It is Halloween, and the doorbell will signal an importunate child, trick or treating, or a new guest at the impromptu party arranged by the celebrity ghost writer, Max Villiers (Matthew Marsh), in his comfortable north London home. Max is trying to make his new 65-inch plasma screen television work, juggling remotes.
Increasingly, the screen is invaded by images of his daughter Anna when young, a daughter who is now a peace activist in Ramallah, like Rachel Corrie, en route to Burma. It turns out that Anna was a human shield from an early age, trying to save her younger brother in a gnarled old yew tree during a thunder and lightning storm fifteen years ago.
A play which starts as a domestic comedy deepens in tone and mystery, until some painful revelations and arguments have taken us from Alan Ayckbourn territory deep into Edward Albee. But Jones, who has written the play with consummate skill, a bitter twang, and some very good jokes, is very much her own playwright here, developing in accomplishment beyond the promise of In Flame and the achievement of Humble Boy (The Dark at the Donmar was, for me, a muddled misfire).
Max and his wife Harriet (Eleanor David) are in marital meltdown. That afternoon, Harriet has bought an East Anatolian semi-antique rug, made love to the salesman (Simon Kassianides), and nearly killed herself.
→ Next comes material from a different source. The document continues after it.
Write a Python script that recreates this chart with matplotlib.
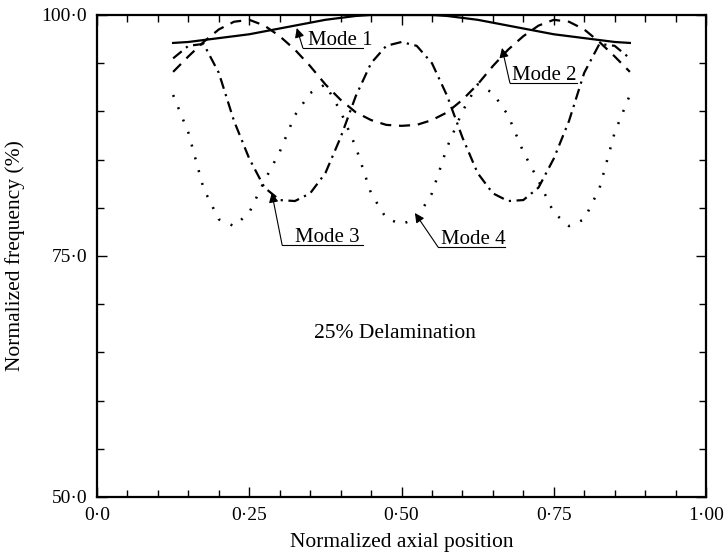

She was rescued by Max’s friend, Eddie Fox (Lloyd Hutchinson), a former Carthusian monk who is now Max’s personal assistant and beer buddy.
Eddie has hooked up with Jacklyn, a slightly weird rambler (Adie Allen), on Hampstead Heath. Max, meanwhile, on meeting the subject of his next book, a pneumatic glamour model (Christina Cole), who reminds him, disastrously, of his daughter, has also encountered Anna’s old schoolfriend, Imogen Cumberbatch (Katherine Parkinson), heavily pregnant, who turns up at the party with her husband Marcus (Orlando Seale), a glib, but oddly repressed, civil servant from Surrey.
The scenes are ingeniously interlocked within a progressive structure that simultaneously looks over its own shoulder. Anna Mackmin’s beautifully rhythmical production is set in a huge white room designed by Lez Brotherston and lit by Tim Mitchell to suggest other locations – the heath, the restaurant, the rug shop – by changing the colour, and the temperature, of the stage. The family video plays an increasing role, too, in turning the screw to a crescendo of birth, loss and dismay.
Matthew Marsh, looking a little trimmer than he was in the other really fine new play he graced this year, The Overwhelming, sets the pace with his brilliant comic timing, playing Max rather like one of Simon Gray’s heroes, both lost in the past and befuddled in the present. Eleanor David is beautiful, sexy and vulnerable as Harriet, while Adie Allen as Jacklyn confirms her reputation as a comic talent to treasure.